In questo caso l'iscrizione può avvenire solo dopo la decisione del competente organo amministrativo.
E allora, sulla base di queste regole, è legittima l'azione di riscossione intrapresa con l'iscrizione a ruolo del credito nel caso in cui l'iscrizione avvenga nella pendenza del termine per la proposizione del ricorso amministrativo?

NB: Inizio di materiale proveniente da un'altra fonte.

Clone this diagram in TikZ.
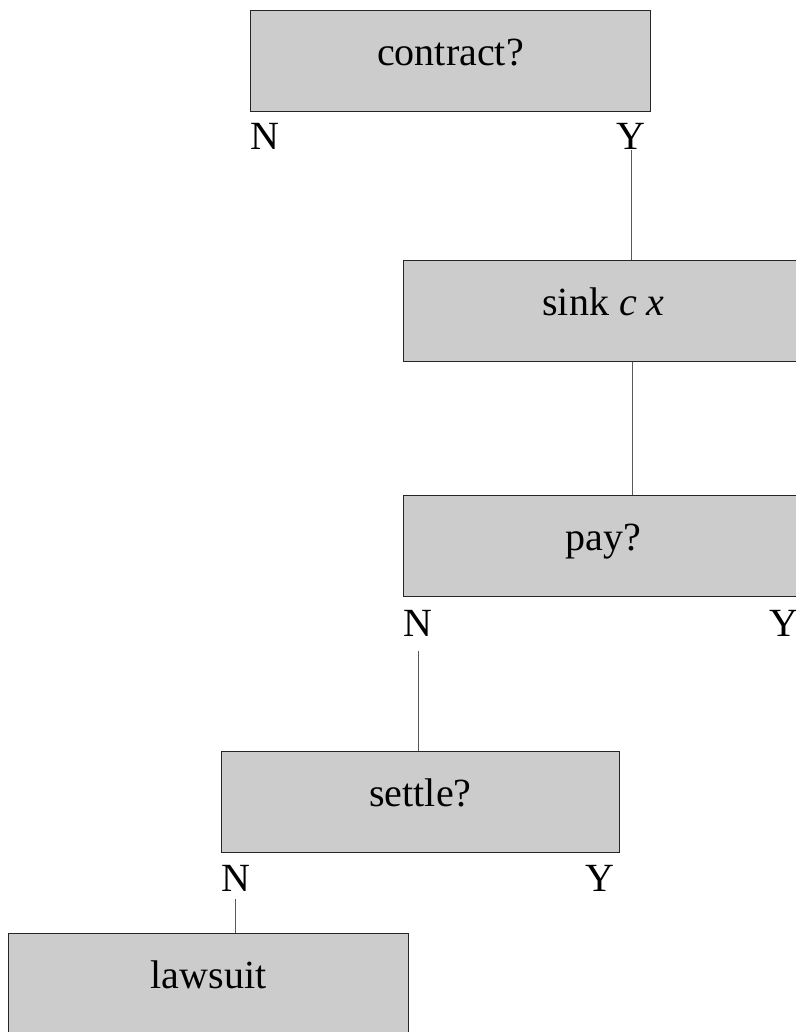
\documentclass[tikz,border=0pt]{standalone}
\usepackage{fontspec}
\setmainfont{Liberation Serif}
\begin{document}
\begin{tikzpicture}[x=1pt,y=-1pt,
  every node/.style={font=\fontsize{40}{48}\selectfont},
  decision/.style={draw=black!85, line width=1pt, fill=black!20, rectangle,
    anchor=north west, minimum width=400, minimum height=101,
    inner sep=0pt, text height=28pt, text depth=19pt},
  branch/.style={inner sep=0pt},
  edge/.style={draw=black!65, line width=1pt}]
\useasboundingbox (0,0) rectangle (795,1032);

% decision boxes
\node[decision] (contract) at (250,10)  {contract?};
\node[decision] (sink)     at (403,260) {sink \textit{c x}};
\node[decision] (pay)      at (403,495) {pay?};
\node[decision, minimum width=398] (settle) at (221,751) {settle?};
\node[decision] (lawsuit)  at (8,933)   {lawsuit};

% branch labels under the boxes
\node[branch, anchor=base west] (contractN) at ([yshift=-38pt]contract.south west) {N};
\node[branch, anchor=base east] (contractY) at ([xshift=-5pt,yshift=-38pt]contract.south east) {Y};
\node[branch, anchor=base west] (payN) at ([yshift=-39pt]pay.south west) {N};
\node[branch, anchor=base east] (payY) at ([xshift=-5pt,yshift=-39pt]pay.south east) {Y};
\node[branch, anchor=base west] (settleN) at ([yshift=-38pt]settle.south west) {N};
\node[branch, anchor=base east] (settleY) at ([xshift=-5pt,yshift=-38pt]settle.south east) {Y};

% connectors
\draw[edge] (contractY.base) -- (contractY.base |- sink.north);
\draw[edge] ([xshift=1.5pt]contractY.base |- sink.south) -- ([xshift=1.5pt]contractY.base |- pay.north);
\draw[edge] ([xshift=1pt,yshift=-15pt]payN.base) -- ([xshift=1pt]payN.base |- settle.north);
\draw[edge] ([yshift=-8pt]settleN.base) -- (settleN.base |- lawsuit.north);
\end{tikzpicture}
\end{document}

In via generale, la riscossione dei crediti contributivi previdenziali mediante iscrizione a ruolo o notifica di avviso di addebito non è necessariamente fondata su un atto di accertamento giudiziale o amministrativo, in quanto l'ordinamento attribuisce all'ente previdenziale il potere di formare in via unilaterale un titolo esecutivo (c.d., non a caso, titolo stragiudiziale). L'esercizio di questo potere può essere limitato, attesa la sua finalità pubblicistica, solo in presenza di ipotesi tipiche non interpretabili in modo estensivo. Dunque, la mera pendenza dei termini per la proposizione del ricorso amministrativo avverso l'atto accertativo, di per sé, non inibisce l'attivazione del procedimento di formazione del titolo stragiudiziale. In altri termini, l'ente non deve attendere il decorso dei tempi utili ad instaurare il ricorso in via amministrativa prima di iscrivere a ruolo o formare l'avviso di addebito. La Corte Costituzionale legittima questa interpretazione, in quanto rileva che il procedimento di formazione del titolo stragiudiziale non comprime la possibilità per il debitore di promuovere entro un termine adeguato comunque un procedimento di contestazione della pretesa contributiva, potendo chiedere in sede giudiziale anche la sospensione dell'efficacia esecutiva del titolo per evitare la diretta aggressione al proprio patrimonio. In questo senso una valida sponda al contribuente è data dalla ripartizione degli oneri probatori. Sia che si trovi in sede di opposizione ad avviso di addebito e/o iscrizione a ruolo, sia che si trovi nell'ambito di un giudizio di accertamento negativo, l'onere della prova sulla fondatezza della pretesa contributiva attiva è a carico dell'INPS, che dovrà dimostrare gli elementi alla base delle proprie rivendicazioni e richieste.
Naturalmente, ove il debitore intenda contestare la mancata applicazione di sgravi contributivi o particolari benefici premiali in sede di obblighi contributivi, tale regola non sarà applicabile, essendo onere del datore di lavoro provare gli elementi alla base della propria pretesa di applicazione di un risparmio di contribuzione.